Anyway, I think we will start out with a couple of true incidents, so you will be in the right frame of mind to digest the reality there at 36th District Court.
Incident 1: The clerk reads out the case number and the defendant's name. After several seconds of silence, the judge, while still looking at the file, exclaims, "A hundred and fifty dollars for a band to play music - well, that's cheap!" There a couple of seconds of silence, and the judge says, "Well, John Doe, what have you got to say about not paying plaintiff?"

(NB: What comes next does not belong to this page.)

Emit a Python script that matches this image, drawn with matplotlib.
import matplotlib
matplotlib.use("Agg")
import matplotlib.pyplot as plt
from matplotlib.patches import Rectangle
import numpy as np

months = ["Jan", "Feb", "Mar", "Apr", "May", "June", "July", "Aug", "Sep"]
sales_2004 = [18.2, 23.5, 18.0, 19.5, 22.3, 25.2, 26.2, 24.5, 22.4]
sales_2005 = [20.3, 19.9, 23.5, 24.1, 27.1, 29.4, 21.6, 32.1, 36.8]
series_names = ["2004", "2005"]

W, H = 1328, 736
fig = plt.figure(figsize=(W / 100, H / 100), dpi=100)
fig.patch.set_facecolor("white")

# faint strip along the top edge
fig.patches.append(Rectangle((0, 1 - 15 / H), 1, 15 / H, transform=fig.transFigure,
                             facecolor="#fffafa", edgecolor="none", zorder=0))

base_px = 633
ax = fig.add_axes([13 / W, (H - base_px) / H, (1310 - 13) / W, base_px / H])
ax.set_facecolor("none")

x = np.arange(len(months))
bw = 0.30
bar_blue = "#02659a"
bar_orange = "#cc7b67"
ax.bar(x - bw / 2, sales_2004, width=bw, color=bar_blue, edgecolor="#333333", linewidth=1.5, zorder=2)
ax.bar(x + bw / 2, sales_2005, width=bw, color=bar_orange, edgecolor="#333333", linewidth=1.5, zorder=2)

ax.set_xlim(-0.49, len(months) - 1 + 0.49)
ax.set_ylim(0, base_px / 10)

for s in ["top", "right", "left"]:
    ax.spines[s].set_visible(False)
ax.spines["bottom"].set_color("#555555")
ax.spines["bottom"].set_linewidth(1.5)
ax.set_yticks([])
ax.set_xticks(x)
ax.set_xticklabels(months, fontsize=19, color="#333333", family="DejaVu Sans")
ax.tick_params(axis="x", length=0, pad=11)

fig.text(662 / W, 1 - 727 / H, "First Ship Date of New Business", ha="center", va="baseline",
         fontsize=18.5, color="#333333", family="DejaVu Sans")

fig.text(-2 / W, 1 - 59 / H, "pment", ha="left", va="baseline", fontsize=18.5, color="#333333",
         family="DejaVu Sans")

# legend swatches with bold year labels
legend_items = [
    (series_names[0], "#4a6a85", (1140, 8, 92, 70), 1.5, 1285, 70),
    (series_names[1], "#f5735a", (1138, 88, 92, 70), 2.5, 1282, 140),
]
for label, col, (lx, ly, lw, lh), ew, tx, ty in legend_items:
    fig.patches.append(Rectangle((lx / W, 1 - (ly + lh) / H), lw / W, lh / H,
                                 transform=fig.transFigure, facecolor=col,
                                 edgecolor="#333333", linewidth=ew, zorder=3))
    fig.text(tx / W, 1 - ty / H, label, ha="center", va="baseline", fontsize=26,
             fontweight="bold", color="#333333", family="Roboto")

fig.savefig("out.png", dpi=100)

"Your honor, plaintiff came to me during one of the dances I was sponsoring for senior citizens. Residents at the facility did not have to pay for the music or the elaborate refreshments. Plaintiff stated that if I would allow his band to furnish the music, he would bring along 100 of his clients that followed his band wherever he played. I explained to plaintiff that non-residents pay only $1.50, because these events were not intended to make money, but just to cover the cost. So, I continued, if you will bring 100 guests to each occasion, I will accept your offer. Thirty of Plaintiff's clients attended the first time his band played. Ten came the second time. I paid Plaintiff for the first two times his band played, but not for the third time. I told him that he had never brought 100 people to any of these dances, but that he had eaten like a starved person, making many trips to the refreshment tables. What I am saying to the Court is, I did not pay Plaintiff because Plaintiff did not do as he had promised."
The judge then said, "A hundred and fifty dollars is cheap - I'm going to rule in favor of the Plaintiff."
Incident 2: Plaintiff filed charges against Defendant for not paying him after he removed furniture from a vacant house. The presiding judge says to the Defendant, "All right, Mr. John Doe, what have you got to say?"
"Thank you, Your Honor, and please keep in mind that Plaintiff does not have any supporting evidence, and there is not a word of truth in his charges. The house I assume he is talking about is a vacant property: I hired him to clean the floor. There was never any mention of furniture being removed because all the furniture had been removed days before."
The judge interrupted the Defendant:"What have you got in that case there?"
"It contains my case and some other business I will be attending to when I leave here."
"Let me see it," responded the judge. The court officer came over, got the folder and gave it to the judge.
After a few moments of silence, the judge said, "I thought you said there was no furniture in the house."
"That's correct, sir, no furniture at all."
"I see a bed here - don't you call that furniture?"
"I assume you are talking about the kitchen nook. That is material which will be used to cover the stools-"
"I know a bed when I see one," interrupted the judge. This is a bed and my glasses don't let me down."
"Sir, I took those pictures and I know what I had before me."
The judge stuffed my papers back into the folder, handed it to the court officer, and then said, "I'm going to rule on behalf of the Plaintiff."